**WHAT YOU HAVE TO DO**
Begin with the first line of the material and write out each line exactly, ending with the line that contains "plt.rcParams['mathtext.default'] = 'regular'". Pictures are not part of the copy.

**SUPPLIED DATA**
»»
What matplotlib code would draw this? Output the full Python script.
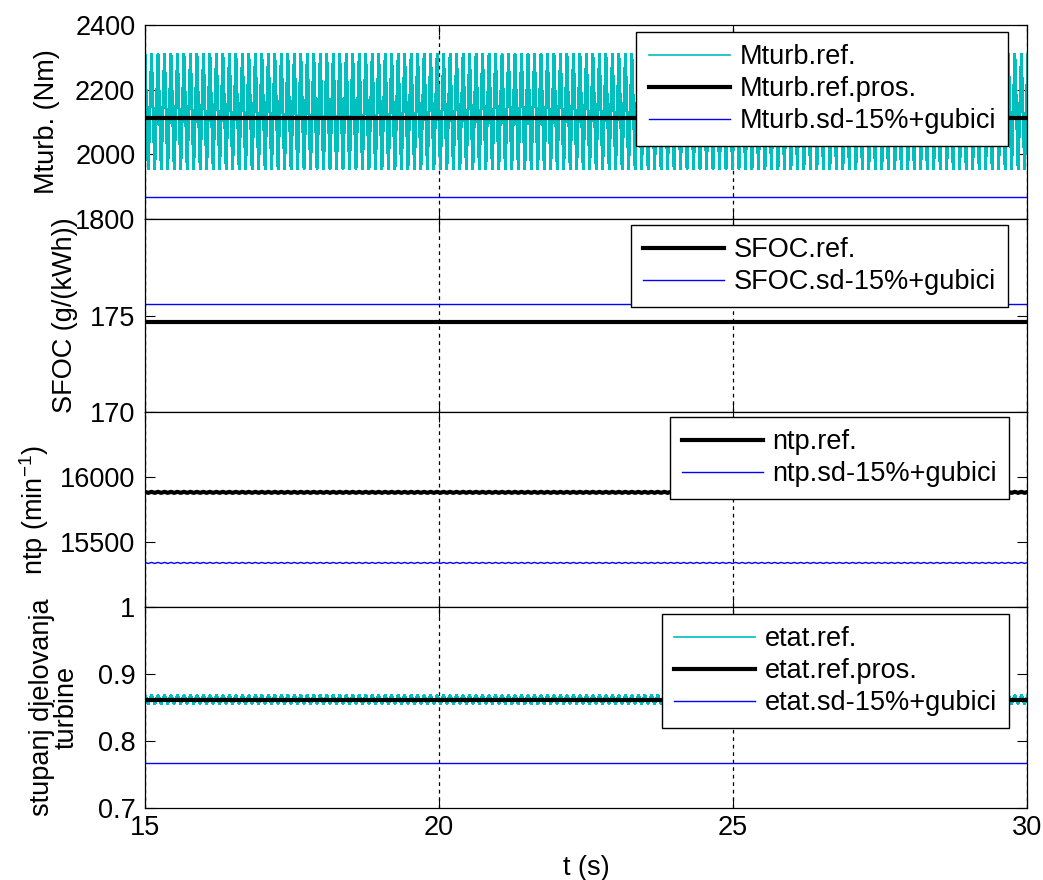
import numpy as np
import matplotlib
matplotlib.use("Agg")
import matplotlib.pyplot as plt

plt.rcParams['font.family'] = ['Liberation Sans', 'DejaVu Sans']
plt.rcParams['font.size'] = 19.5
plt.rcParams['mathtext.default'] = 'regular'

# time span and sampling step of the pulsating signals (s)
t_start = 15.0
t_end = 30.0
step = 0.0552

# repeating sample pattern of each pulsating signal
mturb_ref_cycle = [2310, 1955]
etat_ref_cycle = [0.868, 0.856]
ntp_ref_cycle = [15886, 15878]
ntp_sd_cycle = [15343, 15335]

# steady levels
mturb_ref_pros = 2112
mturb_sd = 1869
sfoc_ref = 174.64
sfoc_sd = 175.58
etat_ref_pros = 0.861
etat_sd = 0.767

x_ticks = [15, 20, 25, 30]

cyan = '#00bfbf'
blue = '#0000ff'

n = int(round((t_end - t_start) / step)) + 1
t = t_start + np.arange(n) * step
mturb_ref = np.resize(mturb_ref_cycle, n)
etat_ref = np.resize(etat_ref_cycle, n)
ntp_ref = np.resize(ntp_ref_cycle, n)
ntp_sd = np.resize(ntp_sd_cycle, n)
ones = np.ones(n)

fig = plt.figure(figsize=(10.43, 8.8), dpi=100)
left, width = 145 / 1043, 882 / 1043
pos = [(25, 219), (219, 412), (412, 607), (607, 808)]
axes = []
for top, bot in pos:
    ax = fig.add_axes([left, 1 - bot / 880, width, (bot - top) / 880])
    axes.append(ax)

leg_kw = dict(loc='upper right', borderaxespad=0, fancybox=False, framealpha=1,
              edgecolor='black', handlelength=3.0, handletextpad=0.35,
              labelspacing=0.22, borderpad=0.45, fontsize=19.5)

# Mturb
ax = axes[0]
ax.plot(t, mturb_ref, color=cyan, lw=1.44, antialiased=False, label='Mturb.ref.')
ax.plot(t, mturb_ref_pros * ones, color='black', lw=3, label='Mturb.ref.pros.')
ax.plot(t, mturb_sd * ones, color=blue, lw=1, label='Mturb.sd-15%+gubici')
ax.set_ylim(1800, 2400)
ax.set_yticks([1800, 2000, 2200, 2400])
ax.set_ylabel('Mturb. (Nm)')
ax.yaxis.set_label_coords(-0.096, 0.5)
lg = ax.legend(bbox_to_anchor=(0.9785, 0.964), **leg_kw)
lg.get_frame().set_linewidth(1)
lg.get_lines()[0].set_linewidth(1.2)

# SFOC
ax = axes[1]
ax.plot(t, sfoc_ref * ones, color='black', lw=3, label='SFOC.ref.')
ax.plot(t, sfoc_sd * ones, color=blue, lw=1, label='SFOC.sd-15%+gubici')
ax.set_ylim(170, 180)
ax.set_yticks([170, 175])
ax.set_ylabel('SFOC (g/(kWh))')
ax.yaxis.set_label_coords(-0.076, 0.5)
ax.legend(bbox_to_anchor=(0.9785, 0.969), **leg_kw).get_frame().set_linewidth(1)

# ntp
ax = axes[2]
ax.plot(t, ntp_ref, color='black', lw=3, label='ntp.ref.')
ax.plot(t, ntp_sd, color=blue, lw=1, label='ntp.sd-15%+gubici')
ax.set_ylim(15000, 16500)
ax.set_yticks([15500, 16000])
ax.set_ylabel('ntp (min$^{-1}$)')
ax.yaxis.set_label_coords(-0.107, 0.5)
ax.legend(bbox_to_anchor=(0.98, 0.974), **leg_kw).get_frame().set_linewidth(1)

# etat
ax = axes[3]
ax.plot(t, etat_ref, color=cyan, lw=1.44, antialiased=False, label='etat.ref.')
ax.plot(t, etat_ref_pros * ones, color='black', lw=3, label='etat.ref.pros.')
ax.plot(t, etat_sd * ones, color=blue, lw=1, label='etat.sd-15%+gubici')
ax.set_ylim(0.7, 1.0)
ax.set_yticks([0.7, 0.8, 0.9, 1.0])
ax.set_yticklabels(['0.7', '0.8', '0.9', '1'])
ax.set_ylabel('stupanj djelovanja\nturbine', linespacing=0.95)
ax.yaxis.set_label_coords(-0.074, 0.5)
ax.set_xlabel('t (s)', labelpad=10)
lg = ax.legend(bbox_to_anchor=(0.98, 0.965), **leg_kw)
lg.get_frame().set_linewidth(1)
lg.get_lines()[0].set_linewidth(1.2)

for i, ax in enumerate(axes):
    ax.set_xlim(t_start, t_end)
    ax.set_xticks(x_ticks)
    ax.tick_params(direction='in', length=7, top=True, right=True, width=0.8)
    ax.tick_params(axis='y', pad=7)
    ax.tick_params(axis='x', pad=5)
    ax.grid(True, axis='x', color='black', linestyle=(0, (3, 3)), linewidth=0.9)
    for s in ax.spines.values():
        s.set_linewidth(0.9)
    if i < 3:
        ax.set_xticklabels([])

fig.savefig('out.png', dpi=100)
««
**WRITTEN RESPONSE**
What matplotlib code would draw this? Output the full Python script.
import numpy as np
import matplotlib
matplotlib.use("Agg")
import matplotlib.pyplot as plt

plt.rcParams['font.family'] = ['Liberation Sans', 'DejaVu Sans']
plt.rcParams['font.size'] = 19.5
plt.rcParams['mathtext.default'] = 'regular'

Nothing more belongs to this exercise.